TASK REQUIREMENTS:
Look through the lines below and extract any with the word "that".

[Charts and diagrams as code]

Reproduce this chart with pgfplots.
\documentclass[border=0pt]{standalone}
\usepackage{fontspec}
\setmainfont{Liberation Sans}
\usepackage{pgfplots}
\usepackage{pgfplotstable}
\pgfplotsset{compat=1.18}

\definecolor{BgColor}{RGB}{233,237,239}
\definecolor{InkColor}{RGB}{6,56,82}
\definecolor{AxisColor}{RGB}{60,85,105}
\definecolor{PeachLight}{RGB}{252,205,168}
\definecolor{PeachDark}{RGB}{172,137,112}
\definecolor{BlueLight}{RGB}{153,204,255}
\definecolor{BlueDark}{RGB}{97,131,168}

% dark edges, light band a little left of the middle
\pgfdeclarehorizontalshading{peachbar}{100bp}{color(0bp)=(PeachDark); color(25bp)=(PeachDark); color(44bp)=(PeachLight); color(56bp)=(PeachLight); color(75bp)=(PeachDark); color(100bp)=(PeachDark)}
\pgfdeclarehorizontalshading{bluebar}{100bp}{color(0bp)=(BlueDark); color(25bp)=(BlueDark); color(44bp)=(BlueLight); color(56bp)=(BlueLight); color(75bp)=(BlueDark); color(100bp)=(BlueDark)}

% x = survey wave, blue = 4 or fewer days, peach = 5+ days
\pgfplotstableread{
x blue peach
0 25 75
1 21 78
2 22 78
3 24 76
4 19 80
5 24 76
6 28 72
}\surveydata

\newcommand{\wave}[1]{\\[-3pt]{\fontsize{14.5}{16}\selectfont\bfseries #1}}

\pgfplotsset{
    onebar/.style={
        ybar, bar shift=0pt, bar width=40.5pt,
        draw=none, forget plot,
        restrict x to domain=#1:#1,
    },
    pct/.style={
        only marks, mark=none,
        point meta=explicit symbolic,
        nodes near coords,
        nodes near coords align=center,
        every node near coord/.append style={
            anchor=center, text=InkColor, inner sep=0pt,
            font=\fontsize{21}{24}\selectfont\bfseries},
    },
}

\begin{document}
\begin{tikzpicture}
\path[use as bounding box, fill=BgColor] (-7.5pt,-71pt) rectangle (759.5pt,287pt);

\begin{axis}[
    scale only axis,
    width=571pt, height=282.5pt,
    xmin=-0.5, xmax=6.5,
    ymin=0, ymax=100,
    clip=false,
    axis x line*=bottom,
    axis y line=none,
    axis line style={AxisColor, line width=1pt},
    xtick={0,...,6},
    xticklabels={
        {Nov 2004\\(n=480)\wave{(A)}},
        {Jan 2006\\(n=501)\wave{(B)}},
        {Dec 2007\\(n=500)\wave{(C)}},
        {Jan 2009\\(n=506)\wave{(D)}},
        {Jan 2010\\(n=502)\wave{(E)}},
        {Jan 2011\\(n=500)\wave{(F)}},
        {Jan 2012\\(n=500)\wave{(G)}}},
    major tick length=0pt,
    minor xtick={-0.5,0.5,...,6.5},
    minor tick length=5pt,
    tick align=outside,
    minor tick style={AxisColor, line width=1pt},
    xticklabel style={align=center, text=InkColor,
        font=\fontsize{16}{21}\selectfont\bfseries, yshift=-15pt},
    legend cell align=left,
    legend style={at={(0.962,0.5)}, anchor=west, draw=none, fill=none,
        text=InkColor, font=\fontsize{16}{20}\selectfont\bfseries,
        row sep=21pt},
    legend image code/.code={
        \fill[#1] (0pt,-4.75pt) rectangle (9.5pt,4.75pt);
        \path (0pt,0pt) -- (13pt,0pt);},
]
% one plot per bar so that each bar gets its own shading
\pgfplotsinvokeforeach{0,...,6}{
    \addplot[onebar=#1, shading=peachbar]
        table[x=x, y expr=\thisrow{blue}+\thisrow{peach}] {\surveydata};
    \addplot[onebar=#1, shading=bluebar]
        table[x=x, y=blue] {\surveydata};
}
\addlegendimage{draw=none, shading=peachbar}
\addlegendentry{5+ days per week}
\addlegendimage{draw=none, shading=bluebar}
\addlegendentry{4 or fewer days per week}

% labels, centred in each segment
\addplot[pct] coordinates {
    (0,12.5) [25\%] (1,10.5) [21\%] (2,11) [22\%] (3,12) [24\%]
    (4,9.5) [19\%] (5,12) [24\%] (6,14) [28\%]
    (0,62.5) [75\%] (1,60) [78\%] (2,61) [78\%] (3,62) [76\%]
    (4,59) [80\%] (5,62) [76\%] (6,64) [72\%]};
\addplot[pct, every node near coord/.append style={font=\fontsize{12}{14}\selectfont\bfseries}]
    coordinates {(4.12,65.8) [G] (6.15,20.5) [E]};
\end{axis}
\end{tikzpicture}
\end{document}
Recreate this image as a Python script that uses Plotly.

SOLUTION TO THIS EXERCISE:
% one plot per bar so that each bar gets its own shading
Recreate this image as a Python script that uses Plotly.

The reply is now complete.